Consumers, market researchers tell us, want foods that are ‘wholesome’, ‘authentic’, and above all ‘natural’, although few of them can articulate what this means. And they are not alone. Regulators have not had much of a stab at defining ‘natural’ either, says Justin Prochnow, an attorney in the Denver office of law firm Greenberg Traurig.
All the FDA has said is that firms can use 'natural' on labels provided it is used in a manner that is truthful and not misleading and the product does not contain added color, artificial flavors or synthetic substances, observes Prochnow, who caught up with FoodNavigator-USA at Supply Side West in Las Vegas last week.

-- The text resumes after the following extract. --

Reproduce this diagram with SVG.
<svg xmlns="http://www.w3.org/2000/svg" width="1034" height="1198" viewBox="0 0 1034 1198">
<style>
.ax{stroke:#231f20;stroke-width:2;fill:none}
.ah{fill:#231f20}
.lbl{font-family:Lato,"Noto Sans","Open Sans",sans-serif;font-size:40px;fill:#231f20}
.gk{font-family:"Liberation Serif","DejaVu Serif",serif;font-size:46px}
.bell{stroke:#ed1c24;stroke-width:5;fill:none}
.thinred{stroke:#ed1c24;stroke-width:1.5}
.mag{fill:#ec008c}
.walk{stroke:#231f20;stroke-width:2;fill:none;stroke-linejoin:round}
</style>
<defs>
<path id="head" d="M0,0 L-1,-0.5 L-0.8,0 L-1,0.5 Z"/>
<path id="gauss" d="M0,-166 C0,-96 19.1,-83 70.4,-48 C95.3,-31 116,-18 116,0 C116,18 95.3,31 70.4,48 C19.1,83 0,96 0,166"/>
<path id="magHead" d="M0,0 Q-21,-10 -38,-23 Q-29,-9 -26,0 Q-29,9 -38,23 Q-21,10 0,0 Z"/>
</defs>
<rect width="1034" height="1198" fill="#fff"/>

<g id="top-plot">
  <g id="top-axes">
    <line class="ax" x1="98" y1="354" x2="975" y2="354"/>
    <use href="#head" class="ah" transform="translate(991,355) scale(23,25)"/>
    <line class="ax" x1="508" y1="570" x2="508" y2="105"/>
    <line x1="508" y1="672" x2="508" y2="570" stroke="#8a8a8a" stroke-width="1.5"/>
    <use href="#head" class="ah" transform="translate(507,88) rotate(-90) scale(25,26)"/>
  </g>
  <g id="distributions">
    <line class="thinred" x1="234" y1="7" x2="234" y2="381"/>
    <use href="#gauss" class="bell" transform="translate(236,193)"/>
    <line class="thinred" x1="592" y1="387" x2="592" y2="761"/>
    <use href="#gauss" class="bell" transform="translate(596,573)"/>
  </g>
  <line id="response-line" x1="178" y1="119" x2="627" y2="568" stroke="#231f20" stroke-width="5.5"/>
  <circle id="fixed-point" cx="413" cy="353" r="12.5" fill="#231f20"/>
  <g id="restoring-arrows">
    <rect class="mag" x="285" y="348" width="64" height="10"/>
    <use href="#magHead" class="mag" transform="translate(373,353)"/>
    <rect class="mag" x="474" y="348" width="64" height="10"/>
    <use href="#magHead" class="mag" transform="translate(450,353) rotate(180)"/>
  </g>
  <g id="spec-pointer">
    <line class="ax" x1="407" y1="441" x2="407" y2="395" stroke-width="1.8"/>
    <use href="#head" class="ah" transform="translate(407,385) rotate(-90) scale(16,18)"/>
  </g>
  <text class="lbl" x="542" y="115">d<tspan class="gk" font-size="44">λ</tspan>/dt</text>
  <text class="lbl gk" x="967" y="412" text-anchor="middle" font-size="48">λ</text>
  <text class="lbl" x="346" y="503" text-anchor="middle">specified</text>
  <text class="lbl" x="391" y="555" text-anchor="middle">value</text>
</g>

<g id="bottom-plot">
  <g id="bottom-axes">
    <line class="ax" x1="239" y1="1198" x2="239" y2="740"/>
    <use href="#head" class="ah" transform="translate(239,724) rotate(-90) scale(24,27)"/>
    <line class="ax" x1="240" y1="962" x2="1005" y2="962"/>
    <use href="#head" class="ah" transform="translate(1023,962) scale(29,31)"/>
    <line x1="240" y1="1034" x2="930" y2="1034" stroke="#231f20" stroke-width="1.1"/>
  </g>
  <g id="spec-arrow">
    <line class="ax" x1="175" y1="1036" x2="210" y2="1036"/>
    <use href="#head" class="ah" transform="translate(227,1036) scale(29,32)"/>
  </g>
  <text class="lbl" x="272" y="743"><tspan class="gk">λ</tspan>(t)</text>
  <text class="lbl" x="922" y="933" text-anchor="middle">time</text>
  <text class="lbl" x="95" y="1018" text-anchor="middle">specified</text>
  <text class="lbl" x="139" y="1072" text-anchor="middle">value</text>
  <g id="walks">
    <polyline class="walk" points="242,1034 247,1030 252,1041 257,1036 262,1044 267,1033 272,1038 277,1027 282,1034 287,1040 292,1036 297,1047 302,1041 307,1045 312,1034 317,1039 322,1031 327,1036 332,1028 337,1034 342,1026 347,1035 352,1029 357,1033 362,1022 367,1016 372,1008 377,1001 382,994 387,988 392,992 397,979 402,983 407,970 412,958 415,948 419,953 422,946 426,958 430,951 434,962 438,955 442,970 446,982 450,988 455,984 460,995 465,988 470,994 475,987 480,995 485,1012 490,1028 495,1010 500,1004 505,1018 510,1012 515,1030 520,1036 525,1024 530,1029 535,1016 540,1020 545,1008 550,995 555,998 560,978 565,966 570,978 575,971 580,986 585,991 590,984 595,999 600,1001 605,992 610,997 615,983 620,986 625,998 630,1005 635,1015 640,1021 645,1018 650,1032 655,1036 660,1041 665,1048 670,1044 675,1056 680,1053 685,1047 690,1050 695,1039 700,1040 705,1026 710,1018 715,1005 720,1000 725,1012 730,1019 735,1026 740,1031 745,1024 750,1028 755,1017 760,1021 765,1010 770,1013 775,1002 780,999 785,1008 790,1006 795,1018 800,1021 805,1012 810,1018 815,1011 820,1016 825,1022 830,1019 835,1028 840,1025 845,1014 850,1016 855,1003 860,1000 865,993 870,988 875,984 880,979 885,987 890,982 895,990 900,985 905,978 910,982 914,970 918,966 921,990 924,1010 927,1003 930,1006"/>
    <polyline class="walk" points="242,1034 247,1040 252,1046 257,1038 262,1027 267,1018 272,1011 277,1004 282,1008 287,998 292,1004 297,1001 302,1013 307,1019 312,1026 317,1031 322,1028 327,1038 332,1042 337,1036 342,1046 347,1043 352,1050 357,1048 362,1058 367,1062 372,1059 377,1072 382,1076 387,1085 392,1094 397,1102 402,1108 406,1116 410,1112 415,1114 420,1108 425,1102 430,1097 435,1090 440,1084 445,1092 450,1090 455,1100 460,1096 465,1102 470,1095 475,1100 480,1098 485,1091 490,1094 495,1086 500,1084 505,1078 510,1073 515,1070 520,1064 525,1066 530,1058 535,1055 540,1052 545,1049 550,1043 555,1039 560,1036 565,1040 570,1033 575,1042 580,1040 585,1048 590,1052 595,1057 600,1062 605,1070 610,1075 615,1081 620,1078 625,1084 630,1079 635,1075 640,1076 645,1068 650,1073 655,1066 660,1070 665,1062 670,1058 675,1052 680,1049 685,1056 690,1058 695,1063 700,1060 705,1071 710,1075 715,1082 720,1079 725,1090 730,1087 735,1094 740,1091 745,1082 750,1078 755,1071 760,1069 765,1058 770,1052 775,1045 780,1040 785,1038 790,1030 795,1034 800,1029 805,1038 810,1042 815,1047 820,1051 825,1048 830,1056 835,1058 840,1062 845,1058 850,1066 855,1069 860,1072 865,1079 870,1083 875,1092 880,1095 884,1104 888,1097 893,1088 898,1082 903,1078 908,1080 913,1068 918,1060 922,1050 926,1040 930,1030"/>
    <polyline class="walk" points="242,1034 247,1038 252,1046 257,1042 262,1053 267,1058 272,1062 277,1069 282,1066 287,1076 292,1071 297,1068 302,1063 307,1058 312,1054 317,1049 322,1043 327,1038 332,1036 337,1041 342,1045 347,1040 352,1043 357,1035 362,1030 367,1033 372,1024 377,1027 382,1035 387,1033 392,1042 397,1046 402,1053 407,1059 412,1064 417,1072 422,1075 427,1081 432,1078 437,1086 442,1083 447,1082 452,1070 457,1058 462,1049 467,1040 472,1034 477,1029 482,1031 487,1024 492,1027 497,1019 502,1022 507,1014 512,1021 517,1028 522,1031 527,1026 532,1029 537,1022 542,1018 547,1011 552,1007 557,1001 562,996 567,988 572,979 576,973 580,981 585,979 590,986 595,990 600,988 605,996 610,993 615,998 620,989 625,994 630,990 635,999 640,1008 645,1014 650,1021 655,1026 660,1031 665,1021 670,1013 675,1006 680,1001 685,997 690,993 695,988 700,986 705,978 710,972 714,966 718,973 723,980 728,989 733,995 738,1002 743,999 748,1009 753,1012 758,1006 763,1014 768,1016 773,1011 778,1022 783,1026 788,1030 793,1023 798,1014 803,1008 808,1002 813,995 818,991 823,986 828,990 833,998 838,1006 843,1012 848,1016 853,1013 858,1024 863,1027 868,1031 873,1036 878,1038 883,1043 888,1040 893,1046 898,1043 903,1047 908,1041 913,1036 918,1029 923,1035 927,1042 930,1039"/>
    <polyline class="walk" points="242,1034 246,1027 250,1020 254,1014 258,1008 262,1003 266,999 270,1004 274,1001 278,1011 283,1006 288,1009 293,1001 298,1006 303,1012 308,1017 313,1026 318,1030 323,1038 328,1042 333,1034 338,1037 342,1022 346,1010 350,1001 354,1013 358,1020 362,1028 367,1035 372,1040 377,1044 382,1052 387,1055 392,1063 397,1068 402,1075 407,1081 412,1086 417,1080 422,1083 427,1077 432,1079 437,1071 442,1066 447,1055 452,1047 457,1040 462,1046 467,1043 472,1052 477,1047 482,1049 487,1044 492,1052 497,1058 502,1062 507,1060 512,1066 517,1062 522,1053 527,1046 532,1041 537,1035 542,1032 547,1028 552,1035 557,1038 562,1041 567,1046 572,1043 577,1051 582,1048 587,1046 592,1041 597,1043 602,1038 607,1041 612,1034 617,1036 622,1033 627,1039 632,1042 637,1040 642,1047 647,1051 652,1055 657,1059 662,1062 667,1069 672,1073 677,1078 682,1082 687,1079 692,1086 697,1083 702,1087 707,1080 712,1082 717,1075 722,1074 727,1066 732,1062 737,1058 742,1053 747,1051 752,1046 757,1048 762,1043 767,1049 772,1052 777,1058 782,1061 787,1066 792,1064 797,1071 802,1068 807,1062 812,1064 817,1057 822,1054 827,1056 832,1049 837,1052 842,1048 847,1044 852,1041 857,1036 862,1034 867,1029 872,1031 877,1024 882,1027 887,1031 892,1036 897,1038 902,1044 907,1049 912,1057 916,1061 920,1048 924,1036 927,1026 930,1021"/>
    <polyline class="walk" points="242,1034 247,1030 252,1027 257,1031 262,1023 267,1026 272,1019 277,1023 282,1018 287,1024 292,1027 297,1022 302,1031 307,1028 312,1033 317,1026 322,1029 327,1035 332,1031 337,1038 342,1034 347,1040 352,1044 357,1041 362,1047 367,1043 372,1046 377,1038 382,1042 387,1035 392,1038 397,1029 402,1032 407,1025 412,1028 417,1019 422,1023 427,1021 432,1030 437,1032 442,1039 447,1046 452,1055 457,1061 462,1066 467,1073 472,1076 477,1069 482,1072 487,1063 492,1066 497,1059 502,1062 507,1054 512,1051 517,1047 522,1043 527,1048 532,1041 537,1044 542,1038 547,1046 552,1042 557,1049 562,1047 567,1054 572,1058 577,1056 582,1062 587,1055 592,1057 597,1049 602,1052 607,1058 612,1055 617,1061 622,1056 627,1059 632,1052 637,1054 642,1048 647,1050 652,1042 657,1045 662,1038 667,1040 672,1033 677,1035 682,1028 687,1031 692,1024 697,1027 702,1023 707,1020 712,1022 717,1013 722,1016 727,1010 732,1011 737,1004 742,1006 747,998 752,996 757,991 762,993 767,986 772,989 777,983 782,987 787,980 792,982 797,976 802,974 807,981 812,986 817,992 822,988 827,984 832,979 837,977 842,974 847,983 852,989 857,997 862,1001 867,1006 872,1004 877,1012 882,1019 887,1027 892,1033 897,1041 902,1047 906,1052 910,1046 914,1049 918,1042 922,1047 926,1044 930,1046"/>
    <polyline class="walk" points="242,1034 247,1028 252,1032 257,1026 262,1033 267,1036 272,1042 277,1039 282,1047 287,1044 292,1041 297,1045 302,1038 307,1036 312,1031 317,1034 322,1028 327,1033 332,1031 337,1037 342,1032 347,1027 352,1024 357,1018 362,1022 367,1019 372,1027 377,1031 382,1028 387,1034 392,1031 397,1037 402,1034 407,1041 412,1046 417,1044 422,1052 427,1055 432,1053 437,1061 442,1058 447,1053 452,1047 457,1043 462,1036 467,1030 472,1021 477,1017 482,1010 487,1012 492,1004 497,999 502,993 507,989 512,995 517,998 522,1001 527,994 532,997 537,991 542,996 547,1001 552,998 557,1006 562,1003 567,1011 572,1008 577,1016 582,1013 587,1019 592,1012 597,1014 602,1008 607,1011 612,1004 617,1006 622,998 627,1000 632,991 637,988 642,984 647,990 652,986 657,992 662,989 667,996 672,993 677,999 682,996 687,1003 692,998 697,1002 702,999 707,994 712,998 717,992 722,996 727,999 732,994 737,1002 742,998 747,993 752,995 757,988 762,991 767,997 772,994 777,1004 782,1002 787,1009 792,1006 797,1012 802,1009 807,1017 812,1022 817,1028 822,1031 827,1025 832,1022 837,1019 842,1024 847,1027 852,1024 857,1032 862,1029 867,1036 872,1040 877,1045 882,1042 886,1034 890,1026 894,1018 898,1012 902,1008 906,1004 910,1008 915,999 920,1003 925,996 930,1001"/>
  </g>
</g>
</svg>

But what about high fructose corn syrup, partially hydrogenated vegetable oils, GMOs and a whole raft of other ingredients that some consumers feel do not belong in a product labeled as ‘all-natural'?
It's down to who the judge believes
If an opportunistic plaintiff's attorney can argue persuasively that his client - and other reasonable consumers - might feel misled if a food containing GMOs or HFCS is marketed as 'natural', he has a case, adds Prochnow.
"And then it's down to who the judge believes. And this is why so many of these cases are being settled...
"Companies look at it and decide is it really worth spending two years fighting and what could be a million dollars or more on a case that we probably have a 50:50 chance of winning."